Seul l’évêque préside l’Eucharistie. Les baptisés y participent Les catéchumènes sont introduits progressivement à ce Mystère : ils ne participent qu’à la liturgie de la Parole, de même que les pénitents. Dès ces premiers temps on trouve l’essentiel du déroulement de la messe : le rassemblement, la proclamation de la Parole et son explication, une grande prière universelle, où beaucoup peuvent intervenir, le baiser de paix à ce moment là, puis l’apport du pain et du vin, ensuite la prière d’action de grâce, dans laquelle se situe le récit de l’institution de l’Eucharistie.

C’est le président de la célébration qui dit la prière d’action de grâce : elle est de sa libre inspiration, dans la tradition juive de la prière synagogale, et avec bien sûr l’événement central où l’on fait mémoire de la vie, de la mort et de la résurrection de Jésus Christ. L’assemblée répond à la fin par un "amen". Les diacres assurent le service de la communion. Cette communion sera portée aux absents dès la fin du rassemblement. Il n’ y a pas de réserve eucharistique.

Du 4e au 8e siècle

A partir de la fin du IVème siècle, le diacre clame à la fin de la célébration : « Ite missa est » c'est-à-dire « Allez, c’est la messe est (dite).» Le mot "messe" est tiré de cette envoi en mission.

La célébration se partage en deux parties. La première, appelée la liturgie de la Parole ou liturgie des catéchumènes (ceux qui se préparent au baptême), est composée de lectures bibliques (choisies en fonction du sermon), d’instructions et de prières. La deuxième partie, dont sont exclus les non-baptisés et les pénitents, comprend l'offertoire et l’action de grâces qui consacre le pain et le vin. Le pain consacré est du pain ordinaire, parfois apporté de la maison. Si l’évêque est de droit le prédicateur de la liturgie, les prêtres peuvent prendre la parole, voire présider.

Eglises et basiliques se construisent. C’est à cette période que les vêtements liturgiques se généralisent, empruntés aux habitudes impériales. L’évêque de Rome acquiert une autorité importante, sans primauté absolue sur toutes les Eglises. La partie pénitentielle de la liturgie se développe, introduisant notamment le kyrie chez les grecs. Le latin, adopté à Rome vers le 3e siècle, est utilisé par l’Eglise d’Occident de façon plus générale. Le chant grégorien fait son apparition au VIIIème siècle ce qui a pour effet d’écarter le peuple de la participation à la messe.

Au moyen-âge

A partir du VIIIème siècle, on n’emploie plus de pain fermenté pour la communion, mais des hosties blanches et rondes en pain azyme, tandis que le vin consacré (vin rouge) n’est distribué aux fidèles qu’à de très rares occasions. Il n’y a plus de fraction du pain et les offrandes faites par l’assemblée se réduisent à quelques pièces de monnaie. La communion est reçue dans la bouche, et non plus dans les mains, par les fidèles désormais agenouillés au banc de communion.
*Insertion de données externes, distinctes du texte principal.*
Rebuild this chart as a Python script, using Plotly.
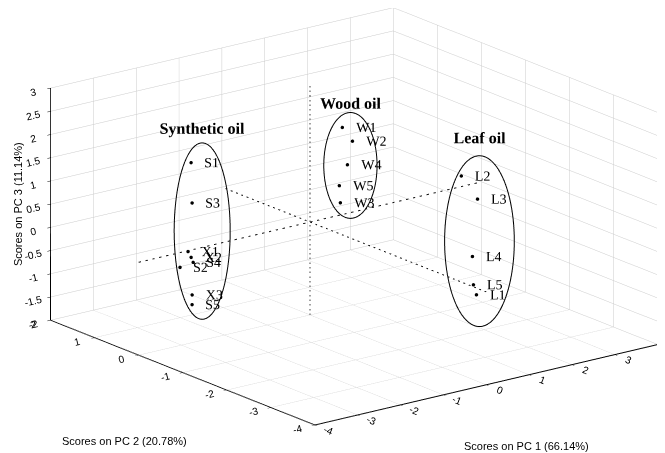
import plotly.graph_objects as go
import numpy as np

# ---- data (PCA scores) ----
syn_labels = ["S1", "S3", "X1", "X2", "S4", "S2", "X3", "S5"]
syn_pc1 = [-2.0, -2.0, -2.0, -2.0, -2.0, -2.0, -2.0, -2.0]
syn_pc2 = [0.755, 0.732, 0.824, 0.755, 0.709, 1.007, 0.732, 0.732]
syn_pc3 = [1.43, 0.57, -0.51, -0.61, -0.70, -0.92, -1.41, -1.62]

wood_labels = ["W1", "W2", "W4", "W5", "W3"]
wood_pc1 = [0.3, 0.3, 0.3, 0.3, 0.3]
wood_pc2 = [-0.440, -0.669, -0.555, -0.372, -0.395]
wood_pc3 = [2.14, 1.93, 1.38, 0.86, 0.50]

leaf_labels = ["L2", "L3", "L4", "L5", "L1"]
leaf_pc1 = [2.0, 2.0, 2.0, 2.0, 2.0]
leaf_pc2 = [-1.487, -1.854, -1.739, -1.762, -1.831]
leaf_pc3 = [1.12, 0.76, -0.52, -1.12, -1.31]

group_names = ["Synthetic oil", "Wood oil", "Leaf oil"]
# ellipse (group boundary) centre and semi-axes in score units
ell_pc1 = [-2.0, 0.3, 2.0]
ell_pc2 = [0.503, -0.624, -1.899]
ell_pc3 = [0.05, 1.39, -0.13]
ell_a = [0.41, 0.39, 0.51]
ell_b = [1.90, 1.14, 1.84]
label_gap = [0.28, 0.20, 0.39]

x_ticks = [-4, -3, -2, -1, 0, 1, 2, 3]
y_ticks = [-4, -3, -2, -1, 0, 1, 2]
z_ticks = [-2, -1.5, -1, -0.5, 0, 0.5, 1, 1.5, 2, 2.5, 3]
x_range = [-4, 4]
y_range = [-4, 2]
z_range = [-2, 3]

fig = go.Figure()

# zero reference lines through origin
fig.add_trace(go.Scatter3d(x=x_range, y=[0, 0], z=[0, 0], mode="lines",
                           line=dict(color="#111111", width=2, dash="dash"),
                           showlegend=False, hoverinfo="skip"))
fig.add_trace(go.Scatter3d(x=[0, 0], y=y_range, z=[0, 0], mode="lines",
                           line=dict(color="#111111", width=2, dash="dash"),
                           showlegend=False, hoverinfo="skip"))
fig.add_trace(go.Scatter3d(x=[0, 0], y=[0, 0], z=z_range, mode="lines",
                           line=dict(color="#444444", width=2, dash="dash"),
                           showlegend=False, hoverinfo="skip"))

serif = "Liberation Serif, Times New Roman, serif"
for lab, xs, ys, zs in [(syn_labels, syn_pc1, syn_pc2, syn_pc3),
                        (wood_labels, wood_pc1, wood_pc2, wood_pc3),
                        (leaf_labels, leaf_pc1, leaf_pc2, leaf_pc3)]:
    fig.add_trace(go.Scatter3d(x=xs, y=ys, z=zs, mode="markers+text", text=lab,
                               textposition="middle right",
                               textfont=dict(family=serif, size=14, color="black"),
                               marker=dict(size=2, color="black", symbol="circle"),
                               showlegend=False))

t = np.linspace(0, 2 * np.pi, 120)
for i, name in enumerate(group_names):
    ex = ell_pc1[i] + ell_a[i] * np.cos(t)
    ey = ell_pc2[i] - 0.578 * ell_a[i] * np.cos(t)
    ez = ell_pc3[i] + ell_b[i] * np.sin(t)
    fig.add_trace(go.Scatter3d(x=ex, y=ey, z=ez, mode="lines",
                               line=dict(color="black", width=2),
                               showlegend=False, hoverinfo="skip"))
    fig.add_trace(go.Scatter3d(x=[ell_pc1[i]], y=[ell_pc2[i]],
                               z=[ell_pc3[i] + ell_b[i] + label_gap[i]], mode="text",
                               text=["<b>" + name + "</b>"], textposition="middle center",
                               textfont=dict(family=serif, size=16, color="black"),
                               showlegend=False, hoverinfo="skip"))

axis_common = dict(showbackground=False, gridcolor="#cbcbcb", gridwidth=1,
                   showline=True, linecolor="black", linewidth=2,
                   zeroline=False, ticks="outside", tickcolor="black",
                   ticklen=4, showspikes=False, title=dict(text=""),
                   tickfont=dict(family="Liberation Sans, Arial, sans-serif",
                                 size=11, color="black"))

def tick_text(vals):
    return [("%g" % v) for v in vals]

# camera: view direction and a small pan of the look-at point
view_dir = np.array([-0.581, -0.755, 0.305])
cam_center = np.array([-0.0626, 0.0173, -0.0764])
cam_eye = cam_center + 2.0 * view_dir

title_font = dict(family="Liberation Sans, Arial", size=11, color="black")
fig.update_layout(
    width=665, height=453, paper_bgcolor="white",
    margin=dict(l=0, r=0, t=0, b=0),
    scene=dict(
        domain=dict(x=[0.0, 1.0], y=[0.0, 1.0]),
        xaxis=dict(range=x_range, tickvals=x_ticks, ticktext=tick_text(x_ticks), **axis_common),
        yaxis=dict(range=y_range, tickvals=y_ticks, ticktext=tick_text(y_ticks), **axis_common),
        zaxis=dict(range=z_range, tickvals=z_ticks, ticktext=tick_text(z_ticks), **axis_common),
        aspectmode="manual", aspectratio=dict(x=1.910, y=1.914, z=1.076),
        camera=dict(eye=dict(x=cam_eye[0], y=cam_eye[1], z=cam_eye[2]),
                    up=dict(x=0, y=0, z=1),
                    center=dict(x=cam_center[0], y=cam_center[1], z=cam_center[2]),
                    projection=dict(type="orthographic")),
        bgcolor="white",
    ),
    annotations=[
        dict(text="Scores on PC 3 (11.14%)", x=0.015, y=0.567, xref="paper", yref="paper",
             xanchor="center", yanchor="middle", textangle=-90, showarrow=False,
             font=title_font),
        dict(text="Scores on PC 2 (20.78%)", x=0.175, y=0.0445, xref="paper", yref="paper",
             xanchor="center", yanchor="middle", showarrow=False, font=title_font),
        dict(text="Scores on PC 1 (66.14%)", x=0.780, y=0.0335, xref="paper", yref="paper",
             xanchor="center", yanchor="middle", showarrow=False, font=title_font),
    ],
)

fig.write_html("out.html", config={"displayModeBar": False})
Les fidèles deviennent passifs et eassistent à la messe à la messe comme à un spectacle, dans l’attente de la descente de Dieu sur l’autel. Aussi les fidèles, désireux de contempler ce qui était caché dans le sacrement, firent-ils pression sur les clercs pour qu’ils leur montrent l’hostie au moment précis où s’accomplissait le mystère divin. Telle est l’origine du rite de l’élévation de l’hostie pendant la messe !

Vers le XIIIème siècle, la construction de cathédrales éloigne encore un peu plus le peuple de la célébration. Il y a une coupure entre le prêtre et l’assemblée et cela d’autant plus que les messes seront récitées à voix basse par le célébrant.

Du Concile de Trente au 20e sièclee

Au XVIème siècle, les fidèles récitent le chapelet pendant que le prêtre célèbre. C’est par le chant que le peuple participait à la « messe chantée », alors que pour la « messe basse » seul le choriste répondait au prêtre.

La Réforme protestante pousse l’Eglise catholique à réaffirmer sa théologie du sacrifice eucharistique.

Au XVIIème siècle : traduction des missels en langue populaire

1905 : restauration de la communion fréquente. Le pape Pie X en 1905 décrète que la communion peut se faire dès l’âge de raison (7 ans). Début de la création des cantiques populaires.

Vatican II : Restauration des liturgies en langues locales, reprise de la concélébration face à l’assemblée, valorisation de la liturgie de la Parole avec notamment l’instauration d’un cycle triennal de lectures bibliques, nouvelles prières eucharistiques.